I think it is especially resonant with children because as a child you live in an adult world that is out of scale with your body and proportions.  And you constantly exercise your imagination around a world of toys that are further out of scale.  As a child I was an avid collector of Matchbox cars, a model railroader and a builder of models (cars, ships and airplanes) and also girder and panel sets (small structures).  I was fascinated, as many children and adults are, with tiny, meticulously detailed things.  

When I began shooting some of the very earliest images in this series around 2003, food was a conscious choice as one of the components of the work as it can be very beautiful – in terms of texture and color – especially when shot with available light and macro lenses.  Combining what are essentially food and toys makes the work instantly accessible to virtually everyone.  Regardless of language, culture and social status, almost everyone can identify with toys from their childhood.  

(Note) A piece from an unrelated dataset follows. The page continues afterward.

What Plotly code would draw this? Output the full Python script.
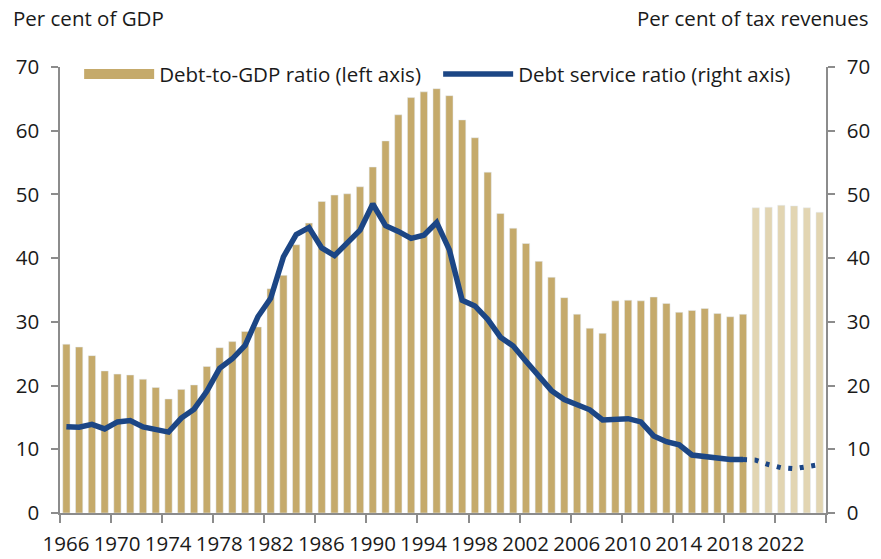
import plotly.graph_objects as go

years = list(range(1966, 2026))
debt_gdp = [26.5, 26.05, 24.7, 22.3, 21.8, 21.66, 21.0, 19.7, 17.9, 19.4,
            20.1, 23.0, 25.95, 26.9, 28.5, 29.2, 35.2, 37.3, 42.1, 45.5,
            48.9, 49.9, 50.1, 51.2, 54.3, 58.4, 62.5, 65.2, 66.1, 66.6,
            65.5, 61.7, 58.9, 53.5, 47.0, 44.7, 42.3, 39.5, 37.0, 33.8,
            31.2, 29.0, 28.2, 33.3, 33.4, 33.3, 33.9, 32.9, 31.5, 31.8,
            32.1, 31.3, 30.8, 31.2, 47.9, 48.0, 48.3, 48.2, 47.9, 47.2]
projection_start = 2020

service_years = list(range(1966, 2020))
service = [13.55, 13.45, 13.9, 13.2, 14.3, 14.5, 13.5, 13.0, 12.7, 14.9,
           16.3, 19.1, 22.7, 24.2, 26.3, 30.8, 33.7, 40.2, 43.7, 44.8,
           41.6, 40.4, 42.4, 44.4, 48.5, 45.1, 44.2, 43.1, 43.6, 45.6,
           41.3, 33.4, 32.5, 30.4, 27.6, 26.2, 23.8, 21.4, 19.2, 17.8,
           16.9, 16.2, 14.6, 14.6, 14.8, 14.3, 12.1, 11.2, 10.7, 9.1,
           8.8, 8.5, 8.4, 8.4]
proj_years = list(range(2019, 2026))
proj_service = [8.4, 8.3, 7.6, 7.1, 6.95, 7.2, 7.6]

tick_labels = [str(y) for y in range(1966, 2023, 4)]

GOLD = "#c5aa6b"
GOLD_LIGHT = "#e2d5b2"
BLUE = "#1c4685"
AXIS = "#8c8c8c"
FONT = "Open Sans"
FS = 20.5

hist_x = [y for y in years if y < projection_start]
hist_v = [v for y, v in zip(years, debt_gdp) if y < projection_start]
proj_x = [y for y in years if y >= projection_start]
proj_v = [v for y, v in zip(years, debt_gdp) if y >= projection_start]

fig = go.Figure()
fig.add_trace(go.Bar(x=hist_x, y=hist_v, marker_color=GOLD, width=0.57,
                     showlegend=False, yaxis="y"))
fig.add_trace(go.Bar(x=proj_x, y=proj_v, marker_color=GOLD_LIGHT, width=0.57,
                     showlegend=False, yaxis="y"))
fig.add_trace(go.Scatter(x=service_years, y=service, mode="lines",
                         line=dict(color=BLUE, width=5.5), showlegend=False,
                         yaxis="y2"))
fig.add_trace(go.Scatter(x=proj_years, y=proj_service, mode="lines",
                         line=dict(color=BLUE, width=5, dash="4px,7.6px"),
                         showlegend=False, yaxis="y2"))
# legend entries
fig.add_trace(go.Scatter(x=[None], y=[None], mode="lines",
                         line=dict(color=GOLD, width=13),
                         name="Debt-to-GDP ratio (left axis)"))
fig.add_trace(go.Scatter(x=[None], y=[None], mode="lines",
                         line=dict(color=BLUE, width=5.5),
                         name="Debt service ratio (right axis)"))

bounds = [1965.5 + 4 * k for k in range(16)]
texts = tick_labels + [""]

fig.update_layout(
    width=881, height=559,
    margin=dict(l=60, r=55, t=67, b=46, autoexpand=False),
    paper_bgcolor="white", plot_bgcolor="white",
    font=dict(family=FONT, size=FS, color="#1a1a1a"),
    barmode="overlay",
    showlegend=True,
    legend=dict(orientation="h", x=0.025, y=0.984, xanchor="left", yanchor="middle",
                itemwidth=70, entrywidth=274, font=dict(size=FS),
                bgcolor="rgba(0,0,0,0)", traceorder="normal"),
    xaxis=dict(range=[1965.5, 2025.5], tickmode="array", tickvals=bounds,
               ticktext=texts, ticks="outside", ticklen=8, tickcolor=AXIS,
               tickwidth=1.5, showline=True, linecolor=AXIS, linewidth=1.5,
               showgrid=False, zeroline=False, ticklabelshift=6,
               ticklabelstandoff=4, tickfont=dict(size=FS), automargin=False),
    yaxis=dict(range=[0, 70], dtick=10, ticks="outside", ticklen=7,
               tickcolor=AXIS, tickwidth=1.5, showline=True, linecolor=AXIS,
               linewidth=1.5, showgrid=False, zeroline=False,
               ticklabelstandoff=8, automargin=False),
    yaxis2=dict(range=[0, 70], dtick=10, ticks="outside", ticklen=7,
                tickcolor=AXIS, tickwidth=1.5, showline=True, linecolor=AXIS,
                linewidth=1.5, showgrid=False, zeroline=False,
                overlaying="y", side="right", ticklabelstandoff=8,
                automargin=False),
    annotations=[
        dict(text="Per cent of GDP", xref="paper", yref="paper",
             x=-0.064, y=1.0, yshift=49, xanchor="left", yanchor="middle",
             showarrow=False, font=dict(size=FS)),
        dict(text="Per cent of tax revenues", xref="paper", yref="paper",
             x=1.058, y=1.0, yshift=49, xanchor="right", yanchor="middle",
             showarrow=False, font=dict(size=FS)),
    ],
)

fig.write_html("out.html", config={"displayModeBar": False},
               post_script="document.body.style.margin='0';document.body.style.padding='0';")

Whether you eat with a fork, chopsticks or your hands, everyone understands food.  Sitting down to a meal makes us feel most human. The sensual experience of eating accesses primal instincts that stretch back to the earliest days of our evolution.  Whether we are reflecting on the comfort food of childhood, celebrating food’s tremendous diversity, or obsessing over calories and nutrition, cuisine is one of those rare topics that most people can speak about with authority and yet largely without controversy.  So the choice of food as a backdrop of the environments of the Big Appetites series was certainly calculated.  It is rich subject matter for artwork.